La Dernière Vague à la Tour-Panorama
Sur la planche
A la Friche, le roulis du stakepark, les trains qui glissent vers la mer et les remous continus du site offrent à l’exposition La Dernière Vague un écrin où tout prend sens, mettant l’art contemporain sous les feux de la rampe.
Au commencement était la vague. A peine entrés dans le deuxième étage de la Tour-Panorama, nous sommes happés dans le rouleau. Une terrible et sublime vague noire et blanche de l’artiste new-yorkais Robert Longo nous plonge dans le vif du sujet : comment art contemporain et sports de glisse s’inspirent et se nourrissent. Manifestation phare du festival This is (not) music, l’exposition réunit près de deux cents pièces de cinquante-huit artistes, offrant un éventail extrêmement riche de ce que l’interaction glisse/pratiques artistiques peut produire.
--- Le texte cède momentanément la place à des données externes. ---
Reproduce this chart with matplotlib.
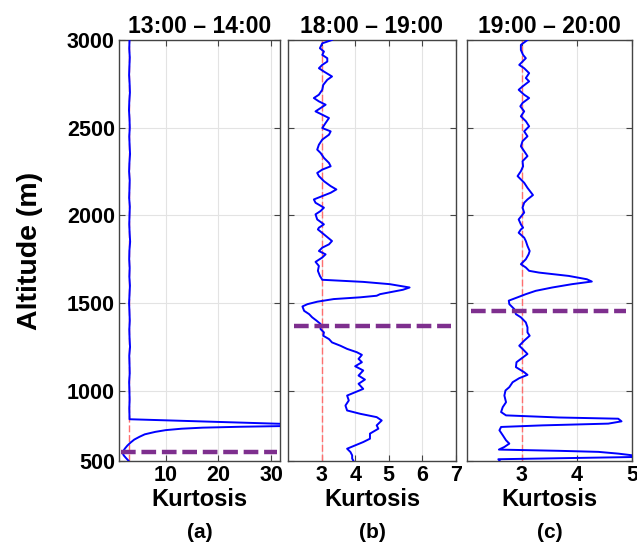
import numpy as np
import matplotlib.pyplot as plt

# Kurtosis profiles (altitude in m, kurtosis value)
alt_a = [3000, 2950, 2900, 2850, 2800, 2750, 2700, 2650, 2600, 2550,
         2500, 2450, 2400, 2350, 2300, 2250, 2200, 2150, 2100, 2050,
         2000, 1950, 1900, 1850, 1800, 1750, 1700, 1650, 1600, 1550,
         1500, 1450, 1400, 1350, 1300, 1250, 1200, 1150, 1100, 1050,
         1000, 950, 900, 850, 838, 810, 800, 795, 790, 784,
         776, 766, 752, 738, 722, 705, 688, 670, 655, 645,
         632, 618, 605, 598]
kurt_a = [3.10, 3.05, 3.15, 3.08, 3.02, 3.12, 3.18, 3.06, 3.00, 3.10,
          3.15, 3.05, 3.12, 3.20, 3.08, 3.02, 3.14, 3.09, 3.03, 3.16,
          3.10, 3.05, 3.12, 3.22, 3.08, 3.04, 3.13, 3.07, 3.18, 3.10,
          3.02, 3.09, 3.15, 3.06, 3.11, 3.20, 3.05, 3.10, 3.14, 3.03,
          3.08, 3.12, 3.06, 3.10, 3.10, 34.0, 34.0, 24.0, 17.0, 13.0,
          10.0, 8.0, 6.0, 5.0, 4.0, 3.3, 2.7, 2.2, 1.9, 1.8,
          2.0, 2.4, 2.8, 3.0]

alt_b = [3000, 2981, 2953, 2934, 2915, 2896, 2877, 2858, 2839, 2820,
         2792, 2773, 2744, 2716, 2688, 2669, 2650, 2631, 2612, 2593,
         2574, 2555, 2527, 2498, 2479, 2460, 2432, 2403, 2375, 2356,
         2328, 2299, 2280, 2261, 2242, 2224, 2195, 2167, 2148, 2129,
         2110, 2091, 2072, 2044, 2025, 2006, 1977, 1949, 1930, 1920,
         1892, 1854, 1835, 1816, 1797, 1778, 1760, 1735, 1712, 1684,
         1655, 1633, 1621, 1608, 1589, 1576, 1551, 1542, 1533, 1523,
         1508, 1494, 1481, 1456, 1437, 1419, 1400, 1381, 1352, 1333,
         1314, 1295, 1276, 1257, 1239, 1220, 1205, 1182, 1163, 1140,
         1116, 1087, 1064, 1040, 1011, 992, 973, 945, 916, 888,
         869, 850, 831, 803, 784, 756, 727, 708, 689, 670,
         651, 632, 614, 600]
kurt_b = [3.31, 3.02, 2.95, 3.07, 3.02, 3.17, 3.17, 3.02, 2.92, 3.07,
          3.31, 3.17, 3.05, 3.02, 2.92, 2.77, 2.92, 3.12, 2.97, 2.82,
          3.02, 3.22, 3.12, 3.02, 3.27, 3.22, 3.02, 2.92, 2.87, 2.97,
          3.07, 3.22, 3.27, 3.02, 2.87, 2.92, 3.07, 3.27, 3.44, 3.27,
          3.02, 2.77, 2.82, 3.07, 2.97, 2.82, 2.87, 3.07, 2.92, 2.89,
          3.07, 3.31, 3.22, 3.02, 2.92, 3.12, 3.02, 2.82, 2.92, 2.89,
          2.95, 3.02, 4.24, 5.03, 5.62, 5.42, 4.74, 4.64, 4.15, 3.36,
          2.87, 2.58, 2.43, 2.48, 2.63, 2.72, 2.85, 2.97, 2.97, 3.07,
          3.05, 3.22, 3.31, 3.56, 3.76, 4.05, 4.20, 4.10, 4.20, 4.00,
          4.24, 4.10, 4.29, 4.10, 4.24, 4.00, 3.76, 3.81, 3.71, 3.76,
          4.15, 4.64, 4.79, 4.64, 4.69, 4.44, 4.44, 4.24, 4.00, 3.76,
          3.86, 3.91, 3.91, 3.95]

alt_c = [3000, 2972, 2943, 2915, 2896, 2877, 2858, 2839, 2811, 2783,
         2764, 2735, 2716, 2688, 2669, 2641, 2622, 2593, 2565, 2537,
         2508, 2479, 2451, 2423, 2394, 2366, 2338, 2309, 2280, 2252,
         2224, 2205, 2186, 2157, 2116, 2091, 2072, 2044, 2016, 1977,
         1949, 1930, 1920, 1901, 1873, 1854, 1826, 1797, 1778, 1750,
         1722, 1703, 1684, 1674, 1655, 1636, 1623, 1608, 1589, 1570,
         1551, 1533, 1514, 1494, 1466, 1437, 1419, 1390, 1362, 1333,
         1314, 1286, 1257, 1239, 1210, 1182, 1163, 1135, 1106, 1091,
         1072, 1049, 1021, 1002, 973, 935, 907, 879, 860, 848,
         841, 826, 813, 803, 794, 775, 747, 718, 699, 680,
         665, 658, 652, 642, 633, 623, 610, 598]
kurt_c = [3.10, 2.98, 2.98, 3.02, 3.07, 3.01, 2.95, 3.04, 3.13, 3.07,
          3.13, 3.01, 2.94, 3.04, 3.13, 3.01, 2.97, 3.04, 2.98, 3.07,
          3.13, 3.04, 3.10, 3.01, 2.98, 3.04, 3.10, 3.01, 3.02, 2.98,
          2.92, 2.98, 3.04, 3.10, 3.20, 3.10, 3.04, 3.01, 3.04, 2.94,
          2.98, 3.02, 2.98, 2.94, 3.04, 3.07, 3.10, 3.14, 3.12, 3.07,
          2.98, 3.07, 3.13, 3.31, 3.85, 4.18, 4.27, 3.91, 3.55, 3.25,
          3.07, 2.92, 2.76, 2.77, 2.86, 2.89, 2.98, 3.07, 3.10, 3.10,
          3.14, 3.04, 2.95, 3.01, 3.10, 2.98, 2.90, 2.89, 3.04, 3.10,
          2.95, 2.83, 2.77, 2.70, 2.68, 2.71, 2.65, 2.62, 2.71, 3.67,
          4.75, 4.81, 4.57, 3.37, 2.62, 2.59, 2.65, 2.71, 2.77, 2.68,
          2.58, 3.67, 4.39, 4.75, 4.99, 5.10, 2.57, 2.60]

# mixing layer heights (m)
mlh = [651, 1371, 1456]

titles = ['13:00 – 14:00', '18:00 – 19:00', '19:00 – 20:00']
panel_labels = ['(a)', '(b)', '(c)']
xlims = [(1.1, 31.7), (2, 7), (2, 5)]
xticks = [[10, 20, 30], [3, 4, 5, 6, 7], [3, 4, 5]]
mlh_span = [(1.5, 31.2), (2.18, 6.85), (2.08, 4.89)]
ytick_pos = [600, 1000, 1500, 2000, 2500, 3000]
ytick_labels = ['500', '1000', '1500', '2000', '2500', '3000']

profiles = [(kurt_a, alt_a), (kurt_b, alt_b), (kurt_c, alt_c)]

plt.rcParams['font.family'] = ['Liberation Sans', 'DejaVu Sans']

fig = plt.figure(figsize=(6.37, 5.44), dpi=100)
positions = [[0.1868, 0.1526, 0.2527, 0.7739],
             [0.4521, 0.1526, 0.2637, 0.7739],
             [0.7331, 0.1526, 0.2590, 0.7739]]

for i in range(3):
    ax = fig.add_axes(positions[i])
    # Gaussian reference kurtosis = 3
    ax.axvline(3, color='#ff6f6f', lw=1.0, linestyle=(0, (5, 2)), zorder=2)
    kurt, alt = profiles[i]
    ax.plot(kurt, alt, color='blue', lw=1.4, zorder=3)
    ax.plot(mlh_span[i], [mlh[i], mlh[i]], color='#7e2f8e', lw=3.2,
            linestyle=(0, (3.3, 1.3)), zorder=4)

    ax.set_xlim(xlims[i])
    ax.set_ylim(600, 3000)
    ax.set_xticks(xticks[i])
    ax.set_yticks(ytick_pos)
    if i == 0:
        ax.set_yticklabels(ytick_labels)
    else:
        ax.set_yticklabels([])
    ax.grid(True, color='#e3e3e3', lw=0.8, zorder=0)
    ax.set_axisbelow(True)
    ax.tick_params(direction='in', top=True, right=True, length=4, width=0.8,
                   color='#444444', labelsize=15.5, pad=3)
    for lab in ax.get_xticklabels() + ax.get_yticklabels():
        lab.set_fontweight('bold')
    for s in ax.spines.values():
        s.set_color('#444444')
        s.set_linewidth(1.0)

    ax.set_title(titles[i], fontsize=16.5, fontweight='bold', pad=5)
    ax.set_xlabel('Kurtosis', fontsize=17, fontweight='bold', labelpad=1)

    cx = positions[i][0] + positions[i][2] / 2
    fig.text(cx, 0.022, panel_labels[i], ha='center', va='center',
             fontsize=15, fontweight='bold')

fig.text(0.047, 0.5395, 'Altitude (m)', rotation=90, ha='center', va='center',
         fontsize=20.5, fontweight='bold')

plt.savefig('out.png', dpi=100)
Dans les grands volumes immaculés du nouveau lieu d’exposition se succèdent photographies, peintures et installations qui sentent bon la wax, les sprays des graffeurs et une certaine idée de la liberté. Parce que celui qui glisse est toujours en mouvement, il est libre de prendre la tangente. Culture urbaine du présent, l’exposition offre un retour sur la mémoire : les premiers surfs ne sont pas loin, réinterprétés par Olivier Millagou qui se demande sur quel support l’Européen surferait s’il n’avait pas eu connaissance de cette pratique du Pacifique, ou chez Gerard Decoster et la reconstitution de la Chambre du Collectionneur qui réunit une ribambelle d’objets cultes et indissociables des moments de gloire de cette culture urbaine. Plus loin, Raphael Zarka capte la mélancolie des rampes désaffectées, oubliées. Au fond d’une forêt, sous la neige, les ruines futures d’une histoire actuelle assurent son ancrage dans l’histoire universelle. Le skate s’offre du plaqué or bling bling chez Antoine Bouillot ou une courbe sensuelle et immaculée chez Luc Rolland, insufflant de l’érotisme dans une pratique parfois coupante. Pensée reprise sur les plateaux de skateboard de Madeleine Berkhemer, qui y peint des figures féminines sexy en accord avec la cambrure de la Harley Davidson customisée d’Olivier Mosset. Sous couvert d’un élan de jeunesse spontanée, on apprend que la glisse peut aussi être politique et révéler des problèmes sociétaux. Ainsi, dans son documentaire God went surfing with the Devil, Alexander Klein montre la volonté des surfeurs israéliens et palestiniens de partager les vagues, voire plus… En Ouganda, Yves Gross rapporte la détermination des skateurs à user du DIY pour construire le seul skatepark du pays. Fait de bric et de récupération, il constitue un espace qui appartient à ceux qui l’ont imaginé, revendiquant leur droit de rouler. Dans le Cube posé sur la terrasse, Hawai et Waikiki sont tout près : l’œuvre de David Bowen capte la houle du Pacifique et l’applique à une structure aérienne qui reprend le mouvement de la vague. On ressort de là les cheveux chargés d’embrun, de vent. Et avec l’envie de prendre le large.